STATED EXERCISE: Only lines with the word "React" are needed; collect each of them from the listing below.

==========

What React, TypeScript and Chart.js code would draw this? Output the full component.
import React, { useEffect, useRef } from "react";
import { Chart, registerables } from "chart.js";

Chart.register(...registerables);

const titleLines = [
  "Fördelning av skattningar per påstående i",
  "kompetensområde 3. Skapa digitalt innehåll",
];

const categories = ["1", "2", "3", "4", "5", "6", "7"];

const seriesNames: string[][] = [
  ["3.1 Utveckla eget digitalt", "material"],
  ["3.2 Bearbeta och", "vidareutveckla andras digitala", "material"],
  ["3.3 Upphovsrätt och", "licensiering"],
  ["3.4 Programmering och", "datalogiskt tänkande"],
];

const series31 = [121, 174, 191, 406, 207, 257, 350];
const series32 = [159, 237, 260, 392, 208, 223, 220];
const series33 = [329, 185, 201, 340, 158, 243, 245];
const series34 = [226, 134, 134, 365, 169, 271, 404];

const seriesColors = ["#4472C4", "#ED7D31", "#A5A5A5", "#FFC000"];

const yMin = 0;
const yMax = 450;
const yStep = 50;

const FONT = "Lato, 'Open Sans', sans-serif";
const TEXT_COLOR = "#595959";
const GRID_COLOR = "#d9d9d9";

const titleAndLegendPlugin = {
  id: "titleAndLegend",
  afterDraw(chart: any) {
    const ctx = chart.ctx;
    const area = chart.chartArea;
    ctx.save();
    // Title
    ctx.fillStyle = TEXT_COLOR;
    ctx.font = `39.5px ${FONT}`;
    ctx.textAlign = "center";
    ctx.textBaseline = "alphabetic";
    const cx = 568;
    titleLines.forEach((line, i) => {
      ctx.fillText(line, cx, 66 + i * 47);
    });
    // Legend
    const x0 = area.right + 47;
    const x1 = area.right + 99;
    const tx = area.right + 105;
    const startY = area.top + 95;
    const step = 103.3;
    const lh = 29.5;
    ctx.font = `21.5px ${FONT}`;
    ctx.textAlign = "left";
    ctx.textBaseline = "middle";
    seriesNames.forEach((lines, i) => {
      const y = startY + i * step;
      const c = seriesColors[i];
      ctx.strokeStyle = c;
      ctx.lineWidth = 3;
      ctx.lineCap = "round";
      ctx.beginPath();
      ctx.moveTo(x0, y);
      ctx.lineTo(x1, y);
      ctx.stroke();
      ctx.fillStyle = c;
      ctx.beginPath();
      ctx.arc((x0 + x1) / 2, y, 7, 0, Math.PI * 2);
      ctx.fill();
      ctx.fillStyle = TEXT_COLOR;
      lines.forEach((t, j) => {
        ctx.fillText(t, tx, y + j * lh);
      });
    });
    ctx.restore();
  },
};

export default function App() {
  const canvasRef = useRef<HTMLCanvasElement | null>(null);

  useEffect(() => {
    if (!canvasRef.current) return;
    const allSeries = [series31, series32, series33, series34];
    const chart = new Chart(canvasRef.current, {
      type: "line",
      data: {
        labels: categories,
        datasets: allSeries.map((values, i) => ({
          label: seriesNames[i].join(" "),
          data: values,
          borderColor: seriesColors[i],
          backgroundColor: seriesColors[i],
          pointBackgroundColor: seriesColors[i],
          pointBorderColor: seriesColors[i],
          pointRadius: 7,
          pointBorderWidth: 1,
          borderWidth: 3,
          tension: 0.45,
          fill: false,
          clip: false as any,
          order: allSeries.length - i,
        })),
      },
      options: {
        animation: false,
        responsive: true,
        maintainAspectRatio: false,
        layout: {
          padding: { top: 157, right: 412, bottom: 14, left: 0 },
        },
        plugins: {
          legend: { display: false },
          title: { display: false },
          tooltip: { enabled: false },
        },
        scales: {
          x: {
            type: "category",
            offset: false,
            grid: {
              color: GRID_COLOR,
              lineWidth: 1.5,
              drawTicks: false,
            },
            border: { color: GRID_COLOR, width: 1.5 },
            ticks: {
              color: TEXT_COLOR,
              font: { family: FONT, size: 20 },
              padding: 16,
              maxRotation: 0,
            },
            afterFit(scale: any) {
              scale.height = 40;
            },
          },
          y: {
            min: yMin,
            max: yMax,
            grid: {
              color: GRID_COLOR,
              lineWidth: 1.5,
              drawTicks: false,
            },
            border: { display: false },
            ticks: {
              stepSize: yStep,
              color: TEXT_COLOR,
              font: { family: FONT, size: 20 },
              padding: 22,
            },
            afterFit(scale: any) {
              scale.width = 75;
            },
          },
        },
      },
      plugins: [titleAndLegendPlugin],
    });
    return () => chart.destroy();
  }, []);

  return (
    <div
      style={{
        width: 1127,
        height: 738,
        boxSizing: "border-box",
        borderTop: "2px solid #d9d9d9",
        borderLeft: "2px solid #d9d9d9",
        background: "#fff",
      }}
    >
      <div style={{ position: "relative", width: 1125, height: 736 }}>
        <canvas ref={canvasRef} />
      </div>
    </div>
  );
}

==========

COMPLETE RESPONSE:
What React, TypeScript and Chart.js code would draw this? Output the full component.
import React, { useEffect, useRef } from "react";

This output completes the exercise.